Programming is so damn romantic. It is a love letter to the future, written in a language only a few can read. When I contribute to open-source projects, I feel the weight of intergenerational knowledge. I am not just solving a problem; I am advancing our species, one commit at a time. Sometimes, I descend down to the bits, tracing the path my predecessors carved through silicon and copper. I can almost feel their presence, guiding my hands. This is a young field. Ada Lovelace, Grace Hopper, Alan Turing, John von Neumann, Dennis Ritchie, Richard Stallman, Linus Torvalds... the legends are not distant myths but living memories, or at least, only a generation away.
But now, as AI sweeps across the landscape, I sense the beginning of an end to the golden age of manual programming. The machines are learning to build their own bridges, and the need to descend to the bits is fading into obscurity. Soon, tracing the raw pathways of silicon and code will become an arcane craft, practiced by only a few. Fewer and fewer of us will remember what it felt like to shape the medium with our own hands. I want to write this as a reminder to my future self: once, programming was art.

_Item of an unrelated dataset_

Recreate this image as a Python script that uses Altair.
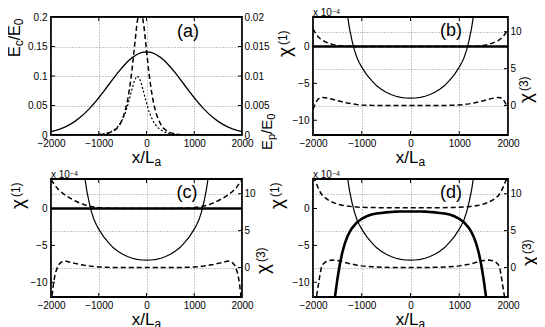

When GPT-3 first appeared, I asked it a question, half in jest: “How do I win this game?” It replied, “The only way to win is not to play.” At first, I laughed. But the more I pondered, the deeper the answer became. We are caught in too many zero-sum games—racing to be faster, cheaper, more efficient. We compete to automate ourselves out of relevance. But what if the real victory is to step outside the game? To refuse to play by rules that no longer serve us?
AI forces us to confront this choice. If you are an artist afraid of AI taking your job, perhaps you are not truly making art. You are doing a job. Seth Godin made the difference vivid in a talk:
When it’s your job, you want to do less of it. When it’s art, you want to do more of it.
That was before AI, but now the truth is even sharper. Your boss or client wants to replace you with AI, because they see your work as a job, not as art. Capitalism rewards efficiency, not beauty. Any job, including mine, will eventually be replaced. The only way to find harmony with AI is to practice the art of co-creation with AI.
So here we are, at the edge of something new. We may be the last generation of programmers who write code by hand, who feel the romance of the craft. But we can also be the first generation of artists who use these new tools to create something only humans can imagine. The way forward is not to cling to the old games, but to approach our work as artists, with our strongest intention and love. With AI as our symbiotic partner, we are returning to programming as art, but in a form never seen before.
This is the New Renaissance.
Let us be the last of the programmers, and the first of the artists.